Non-Permanent Judge of the Hong Kong Court of Final Appeal
- In office 1997–2002
- Appointed by: Tung Chee Hwa

Judge of the New Zealand Court of Appeal
- In office 1981–1990

Judge of the New Zealand Supreme Court
- In office 1974–1981

Personal details
- Born: New Zealand
- Alma mater: University of Canterbury

= Edward Somers =

New Zealand jurist

Sir Edward Jonathan Somers (9 September 1928 – 3 June 2002) was a New Zealand jurist and member of the Privy Council.

==Biography==
Somers was born in Christchurch in 1928, and was educated at Christ's College and the University of Canterbury, where he gained a Bachelor of Arts and a Bachelor of Laws. In 1952, Somers became engaged to Mollie Louise Morison, and they later married and went on to have three children.

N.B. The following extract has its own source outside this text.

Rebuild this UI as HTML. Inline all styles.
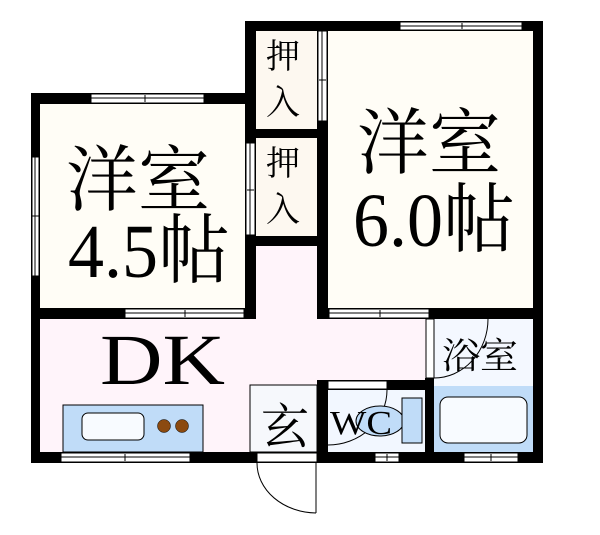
<!DOCTYPE html>
<html><head><meta charset="utf-8"><style>
html,body{margin:0;padding:0;background:#fff;}
svg{display:block;}
.j{font-family:"Liberation Serif","Noto Serif CJK SC",serif;fill:#000;}
</style></head><body>
<svg width="600" height="535" viewBox="0 0 600 535" xmlns="http://www.w3.org/2000/svg">
<rect x="40" y="104" width="205" height="204" fill="#fffdf6"/>
<rect x="328" y="31" width="205" height="277" fill="#fffdf6"/>
<rect x="256" y="31" width="61" height="98" fill="#fdf8f0"/>
<rect x="256" y="138" width="61" height="98" fill="#fdf8f0"/>
<rect x="40" y="319" width="386" height="133" fill="#fff4fa"/>
<rect x="256" y="246" width="61" height="73" fill="#fff4fa"/>
<rect x="434" y="319" width="99" height="67" fill="#f4f8ff"/>
<rect x="434" y="386" width="99" height="66" fill="#c0dcf8"/>
<rect x="328" y="390" width="97" height="62" fill="#f2f7ff"/>
<rect x="250" y="385" width="67" height="67" fill="#f6f8fc" stroke="#000" stroke-width="1"/>

<g fill="#000">
<rect x="245" y="21" width="298" height="10"/>
<rect x="31" y="93" width="225" height="11"/>
<rect x="31" y="93" width="9" height="370"/>
<rect x="31" y="452" width="512" height="11"/>
<rect x="533" y="21" width="10" height="442"/>
<rect x="245" y="21" width="11" height="298"/>
<rect x="256" y="129" width="61" height="9"/>
<rect x="245" y="236" width="83" height="10"/>
<rect x="317" y="21" width="11" height="298"/>
<rect x="31" y="308" width="225" height="11"/>
<rect x="317" y="308" width="226" height="11"/>
<rect x="425" y="378" width="9" height="74"/>
<rect x="317" y="380" width="117" height="10"/>
<rect x="317" y="380" width="11" height="83"/>
</g>

<g fill="#fff" stroke="#000" stroke-width="1">
<rect x="91" y="94" width="113" height="9"/>
<rect x="32" y="157" width="7" height="119"/>
<rect x="400" y="22" width="122" height="8"/>
<rect x="125" y="309" width="119" height="9"/>
<rect x="329" y="309" width="100" height="9"/>
<rect x="246" y="143" width="9" height="92"/>
<rect x="318" y="31" width="9" height="90"/>
<rect x="61" y="453" width="129" height="9"/>
<rect x="375" y="453" width="24" height="9"/>
<rect x="464" y="453" width="54" height="9"/>
<rect x="257" y="453" width="60" height="9"/>
<rect x="328" y="381" width="59" height="8"/>
<rect x="426" y="319" width="8" height="59"/>
</g>
<g stroke="#000" stroke-width="1" fill="none">
<line x1="91" y1="98" x2="204" y2="98"/><line x1="145" y1="95" x2="145" y2="102"/>
<line x1="35" y1="157" x2="35" y2="276"/><line x1="32" y1="216" x2="39" y2="216"/>
<line x1="400" y1="26" x2="522" y2="26"/><line x1="462" y1="23" x2="462" y2="29"/>
<line x1="125" y1="313" x2="244" y2="313"/><line x1="185" y1="310" x2="185" y2="317"/>
<line x1="329" y1="313" x2="429" y2="313"/><line x1="380" y1="310" x2="380" y2="317"/>
<line x1="250" y1="143" x2="250" y2="235"/><line x1="247" y1="190" x2="254" y2="190"/>
<line x1="322" y1="31" x2="322" y2="121"/><line x1="319" y1="80" x2="326" y2="80"/>
<line x1="61" y1="457" x2="190" y2="457"/><line x1="125" y1="454" x2="125" y2="461"/>
<line x1="375" y1="457" x2="399" y2="457"/><line x1="387" y1="454" x2="387" y2="461"/>
<line x1="464" y1="457" x2="518" y2="457"/><line x1="491" y1="454" x2="491" y2="461"/>
<path d="M257 463 A60 50 0 0 0 316 513"/><line x1="316" y1="463" x2="316" y2="513"/>
<path d="M387 390 A59 55 0 0 1 328 445"/>
<path d="M488 319 A54 59 0 0 1 434 378"/>
</g>

<rect x="63" y="405" width="140" height="47" fill="#c0dcf8" stroke="#000" stroke-width="1"/>
<rect x="82" y="413" width="62" height="27" rx="6" fill="#f8fbff" stroke="#000" stroke-width="1"/>
<circle cx="164" cy="426" r="6.5" fill="#8b4a10" stroke="#000" stroke-width="0.5"/>
<circle cx="182" cy="426" r="6.5" fill="#8b4a10" stroke="#000" stroke-width="0.5"/>
<rect x="440" y="397" width="87" height="46" rx="8" fill="#f8fbff" stroke="#000" stroke-width="1"/>
<ellipse cx="380" cy="421" rx="24" ry="15" fill="#c0dcf8" stroke="#000" stroke-width="1"/>
<rect x="402" y="398" width="20" height="45" fill="#c0dcf8" stroke="#000" stroke-width="1"/>

<text class="j" x="66" y="205" font-size="72">洋室</text>
<text class="j" x="68" y="277" font-size="76" textLength="162" lengthAdjust="spacingAndGlyphs">4.5帖</text>
<text class="j" x="357" y="168" font-size="72">洋室</text>
<text class="j" x="353" y="246" font-size="76" textLength="162" lengthAdjust="spacingAndGlyphs">6.0帖</text>
<text class="j" x="266" y="68" font-size="34">押</text>
<text class="j" x="266" y="114" font-size="34">入</text>
<text class="j" x="266" y="175" font-size="34">押</text>
<text class="j" x="266" y="221" font-size="34">入</text>
<text class="j" x="100" y="384" font-size="72" textLength="125" lengthAdjust="spacingAndGlyphs">DK</text>
<text class="j" x="261" y="443" font-size="48">玄</text>
<text class="j" x="330" y="434" font-size="34" textLength="62" lengthAdjust="spacingAndGlyphs">WC</text>
<text class="j" x="442" y="368" font-size="36" textLength="76" lengthAdjust="spacingAndGlyphs">浴室</text>
</svg>
</body></html>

Somers practised as a barrister and solicitor between 1952 and 1971, and solely as a barrister thereafter. In 1973, he was appointed Queen's Counsel, and the following year he became a judge of the Supreme Court (now High Court). He was appointed a judge of the Court of Appeal in 1981, a role from which he retired in 1990. In 1981, he was also appointed to the Privy Council.

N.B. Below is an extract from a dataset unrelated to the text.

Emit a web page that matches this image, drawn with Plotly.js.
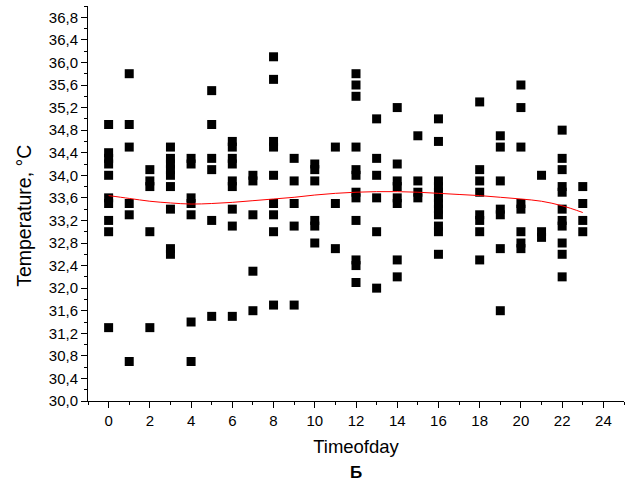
<!DOCTYPE html>
<html><head><meta charset="utf-8">
<script src="https://cdn.plot.ly/plotly-3.0.1.min.js"></script>
<style>body{margin:0;background:#fff}#c{width:627px;height:486px}</style>
</head><body><div id="c"></div>
<script>
// Observations: hour of day -> list of temperatures
const hours = [0,1,2,3,4,5,6,7,8,9,10,11,12,13,14,15,16,18,19,20,21,22,23];
const temps = [
  [34.9,34.4,34.3,34.2,34.0,33.6,33.5,33.2,33.0,31.3],
  [35.8,34.9,34.5,33.5,33.3,30.7],
  [34.1,33.9,33.8,33.0,31.3],
  [34.5,34.3,34.2,34.1,34.0,33.8,33.4,32.7,32.6],
  [34.3,34.2,33.6,33.5,33.3,31.4,30.7],
  [35.5,34.9,34.3,34.1,33.2,31.5],
  [34.6,34.5,34.3,34.2,33.9,33.8,33.4,33.1,31.5],
  [34.0,33.9,33.3,32.3,31.6],
  [36.1,35.7,34.6,34.5,34.0,33.5,33.3,33.0,31.7],
  [34.3,33.9,33.5,33.1,31.7],
  [34.2,34.1,33.9,33.2,33.1,32.8],
  [34.5,33.5,32.7],
  [35.8,35.6,35.4,34.5,34.1,34.0,33.7,33.6,33.2,32.5,32.4,32.1],
  [35.0,34.3,34.0,33.6,33.0,32.0],
  [35.2,34.2,33.9,33.8,33.6,33.5,32.5,32.2],
  [34.7,33.9,33.7,33.6],
  [35.0,34.6,33.9,33.8,33.7,33.6,33.5,33.4,33.3,33.1,33.0,32.6],
  [35.3,34.1,33.9,33.7,33.3,33.2,33.0,32.5],
  [34.7,34.5,33.9,33.4,33.3,32.7,31.6],
  [35.6,35.2,34.5,33.5,33.4,33.0,32.8,32.7],
  [34.0,33.0,32.9],
  [34.8,34.3,34.1,33.8,33.7,33.4,33.2,33.1,32.8,32.6,32.2],
  [33.8,33.5,33.2,33.0]
];
// Fitted curve
const fitX = [0,1,2,3,4,5,6,7,8,9,10,11,12,13,14,15,16,17,18,19,20,21,22,23];
const fitY = [33.64,33.59,33.54,33.51,33.49,33.50,33.52,33.55,33.58,33.61,33.65,33.68,33.70,33.71,33.71,33.70,33.68,33.66,33.64,33.61,33.58,33.54,33.46,33.34];

const xs = [], ys = [];
hours.forEach((h, i) => temps[i].forEach(t => { xs.push(h); ys.push(t); }));

const font = 'Liberation Sans, Arial, sans-serif';
const data = [
  {x: xs, y: ys, type: 'scatter', mode: 'markers',
   marker: {symbol: 'square', size: 9, color: '#000'}, hoverinfo: 'skip'},
  {x: fitX, y: fitY, type: 'scatter', mode: 'lines',
   line: {color: '#ff0000', width: 1, shape: 'spline'}, hoverinfo: 'skip'}
];
const layout = {
  width: 627, height: 486,
  margin: {l: 88, r: 3, t: 6, b: 85},
  paper_bgcolor: '#fff', plot_bgcolor: '#fff',
  showlegend: false,
  separators: ',.',
  font: {family: font, size: 15, color: '#000'},
  xaxis: {
    range: [-1, 25], tick0: 0, dtick: 2, showgrid: false, zeroline: false,
    showline: true, linecolor: '#000', linewidth: 1,
    ticks: 'outside', ticklen: 6, tickcolor: '#000',
    minor: {dtick: 1, ticks: 'outside', ticklen: 3, tickcolor: '#000', showgrid: false},
    tickfont: {size: 15},
    title: {text: 'Timeofday', font: {size: 18.5}, standoff: 12}
  },
  yaxis: {
    range: [30, 37], tick0: 30, dtick: 0.4, tickformat: '.1f', showgrid: false, zeroline: false,
    showline: true, linecolor: '#000', linewidth: 1,
    ticks: 'outside', ticklen: 6, tickcolor: '#000',
    minor: {dtick: 0.2, ticks: 'outside', ticklen: 3, tickcolor: '#000', showgrid: false},
    tickfont: {size: 15}
  },
  annotations: [
    {text: 'Temperature, °C', textangle: -90, xref: 'paper', yref: 'paper',
     x: -0.12, y: 0.468, xanchor: 'center', yanchor: 'middle', showarrow: false,
     font: {size: 19.5}},
    {text: '<b>Б</b>', xref: 'paper', yref: 'paper', x: 0.5, y: -0.18,
     xanchor: 'center', yanchor: 'middle', showarrow: false, font: {size: 17}}
  ]
};
Plotly.newPlot('c', data, layout, {displayModeBar: false, staticPlot: true});
</script></body></html>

Somers was a part-time lecturer at the University of Canterbury from 1954 to 1974.

In 1998, Somers was appointed by the British government to be a member of the Bloody Sunday Inquiry. He resigned from that role for personal reasons in 2000.

Somers died of cancer in Christchurch in 2002. His wife, Louise, Lady Somers, died in Christchurch in 2021.

==Honours==
In the 1989 Queen's Birthday Honours, Somers was appointed a Knight Bachelor. He was awarded an honorary Doctor of Laws by the University of Canterbury in 1992.